On Halloween that year, my mother was out at a party and I was alone in the house. That year, for whatever reason, she had bought the good stuff that I actually liked in the past. The break-up and resulting move I had just been through was particularly traumatic, and I was crying a lot and talking and talking to fellows on the phone constantly about it (I needed a lot of help to let go).
At one point during one of the many conversations I had that night in my mother’s living room chair, I realized that I was alone in the house with the salad bowl sitting in the hallway. There had not been one single trick-or-treater, so the bowl was full. And although I was uncomfortable, sobbing a lot of the time, obsessing about this crazy guy, I had not put my hand in that bowl and reached for anything. In fact, I had not even thought about the bowl. Instead, I was using the tools of my program to get through. I was asking God for help, being honest with my fellows, and taking the right action, despite my feelings. (I will spare you the details of the following seven months during which I went back—and went back— and went back to that boyfriend until I finally surrendered).

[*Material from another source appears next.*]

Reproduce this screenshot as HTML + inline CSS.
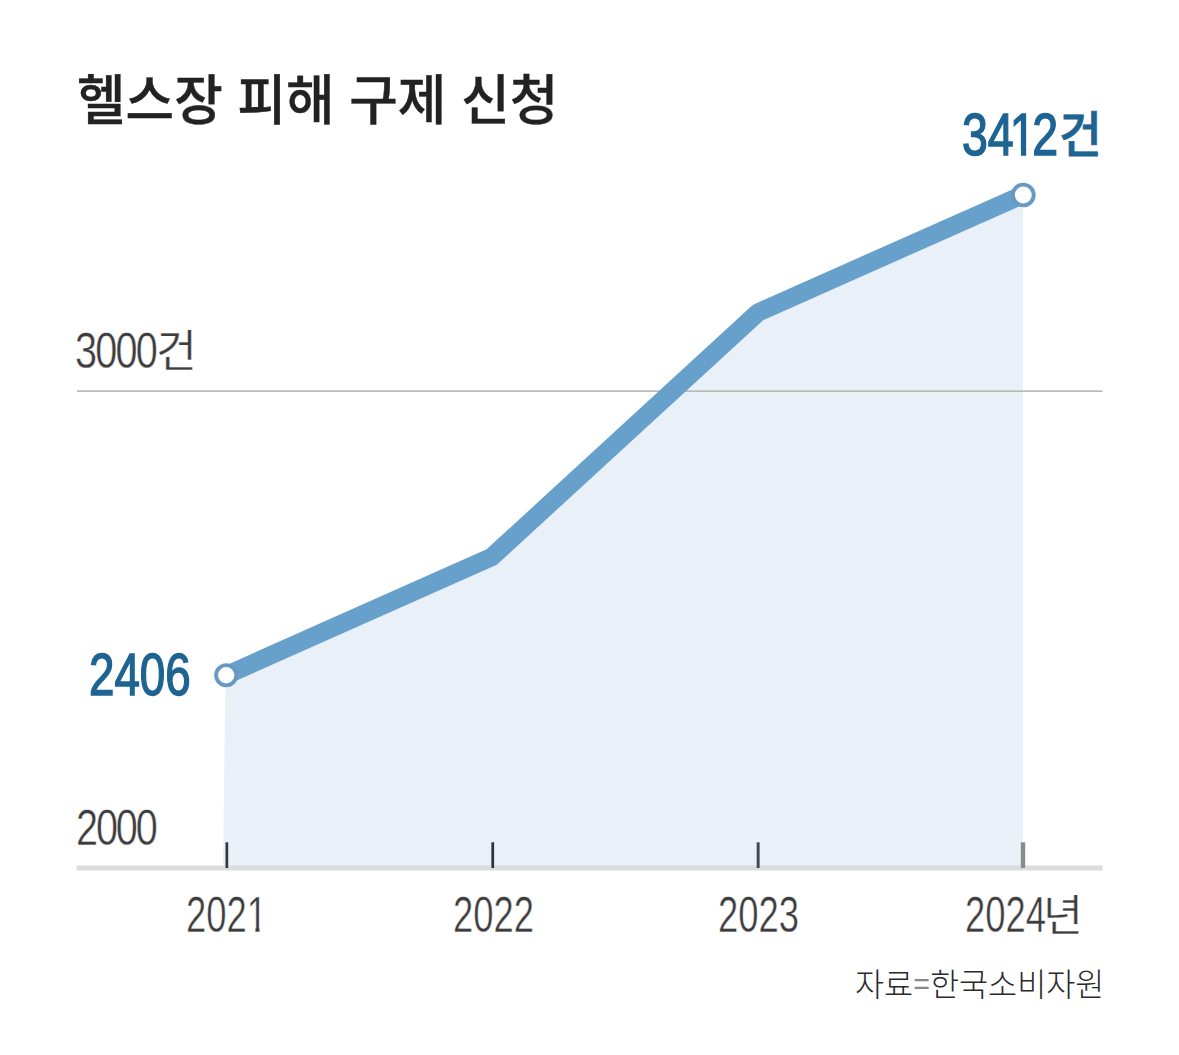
<!DOCTYPE html>
<html lang="ko">
<head>
<meta charset="utf-8">
<title>헬스장 피해 구제 신청</title>
<style>
  html, body { margin: 0; padding: 0; background: #ffffff; }
  body { width: 1179px; height: 1055px; position: relative; overflow: hidden; }
  .t { position: absolute; white-space: nowrap; line-height: 1; transform-origin: 0 0; }
  .num { font-family: "Liberation Sans", "Noto Sans CJK KR", sans-serif; }
  .kr { font-family: "Liberation Sans", "Noto Sans CJK KR", sans-serif; }
  svg { position: absolute; left: 0; top: 0; }
  .one { display: inline-block; line-height: 1; clip-path: polygon(0 0, 0.6em 0, 0.6em 0.745em, 0.35em 0.745em, 0.35em 1.1em, 0.24em 1.1em, 0.24em 0.745em, 0 0.745em); }
</style>
</head>
<body>
<svg width="1179" height="1055" viewBox="0 0 1179 1055">
  <!-- area fill -->
  <polygon points="225.5,675.5 492,556.8 758,312.5 1023,194.7 1023,868 223,868" fill="#e9f0f8"/>
  <!-- 3000 gridline -->
  <rect x="77" y="390.3" width="1025.5" height="1.7" fill="#b9babc"/>
  <!-- x axis -->
  <rect x="76.5" y="865.5" width="1026" height="5" fill="#dbdcde"/>
  <!-- ticks -->
  <rect x="225.5" y="842.3" width="2.7" height="25.7" fill="#35373b"/>
  <rect x="491.4" y="842.3" width="2.7" height="25.7" fill="#2e3136"/>
  <rect x="756.7" y="842.3" width="2.9" height="25.7" fill="#45474b"/>
  <rect x="1020.8" y="842.3" width="4.4" height="25.7" fill="#8a8b8d"/>
  <!-- line -->
  <polyline points="225.5,675.5 492,556.8 758,312.5 1023,194.7" fill="none" stroke="#68a0cc" stroke-width="18.3" stroke-linejoin="round" stroke-linecap="butt"/>
  <!-- end markers -->
  <circle cx="226.2" cy="675.2" r="10.1" fill="#ffffff" stroke="#6699c4" stroke-width="3.8"/>
  <circle cx="1023.3" cy="195" r="10.4" fill="#ffffff" stroke="#6699c4" stroke-width="3.9"/>
</svg>

<div id="title" class="t kr" style="left:77px;top:74px;font-size:54px;font-weight:500;color:#222;-webkit-text-stroke:0.4px #222;transform:scaleX(0.978)">헬스장 피해 구제 신청</div>

<div id="v3412" class="t num" style="left:962px;top:104.5px;font-size:60px;font-weight:400;color:#1d6493;-webkit-text-stroke:1.5px #1d6493;transform:scaleX(0.775)">34<span class="one" style="margin:0 -4.5px 0 -5px">1</span>2</div>
<div id="v3412k" class="t kr" style="left:1058.5px;top:111px;font-size:49px;font-weight:500;color:#1d6493;-webkit-text-stroke:0.8px #1d6493;transform:scaleX(0.95)">건</div>

<div id="y3000" class="t num" style="left:75.2px;top:326.2px;font-size:50.5px;color:#3d3d3d;-webkit-text-stroke:0.45px #fff;letter-spacing:-2.3px;transform:scaleX(0.785)">3000</div>
<div id="y3000k" class="t kr" style="left:156px;top:330px;font-size:44.5px;color:#3d3d3d;-webkit-text-stroke:0.4px #fff;transform:scaleX(1.0)">건</div>

<div id="v2406" class="t num" style="left:89px;top:646px;font-size:59px;font-weight:400;color:#1d6493;-webkit-text-stroke:1.5px #1d6493;transform:scaleX(0.775)">2406</div>

<div id="y2000" class="t num" style="left:76.3px;top:802.7px;font-size:50.5px;color:#3d3d3d;-webkit-text-stroke:0.45px #fff;letter-spacing:-2.7px;transform:scaleX(0.785)">2000</div>

<div id="x2021" class="t num" style="left:186.3px;top:889.5px;font-size:49.2px;color:#3d3d3d;-webkit-text-stroke:0.45px #fff;transform:scaleX(0.74)">202<span class="one">1</span></div>
<div id="x2022" class="t num" style="left:453px;top:889.5px;font-size:49.2px;color:#3d3d3d;-webkit-text-stroke:0.45px #fff;transform:scaleX(0.74)">2022</div>
<div id="x2023" class="t num" style="left:718px;top:889.5px;font-size:49.2px;color:#3d3d3d;-webkit-text-stroke:0.45px #fff;transform:scaleX(0.74)">2023</div>
<div id="x2024" class="t num" style="left:964.5px;top:889.5px;font-size:49.2px;color:#3d3d3d;-webkit-text-stroke:0.45px #fff;transform:scaleX(0.74)">2024</div>
<div id="x2024k" class="t kr" style="left:1043px;top:894.5px;font-size:43px;color:#3d3d3d;-webkit-text-stroke:0.4px #fff;transform:scaleX(1.01)">년</div>

<div id="src" class="t kr" style="left:855px;top:969px;font-size:32px;font-weight:300;color:#2a2a2a;transform:scaleX(0.988)">자료<span style="position:relative;top:-2.5px;font-size:29px;color:#8a8a8a">=</span>한국소비자원</div>
</body>
</html>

I had not noticed the full bowl until I began talking with a fellow about my gratitude for abstinence. In that moment, I realized that despite how slowly my mental and spiritual recovery was progressing, I was alone with the bowl and had not turned to the food for relief. I had a good laugh with my friend, and went to bed. That was the end of Halloween 1995, and one more abstinent day.
Today I no longer associate Halloween with food. This year, my husband and I will go to a party with our two children, who adore getting dressed up and visiting decorated houses. That crazy boyfriend is long gone, thank you God, and the joy of my life in recovery is so much better than the food ever was. I am so grateful to no longer be alone with the bowl.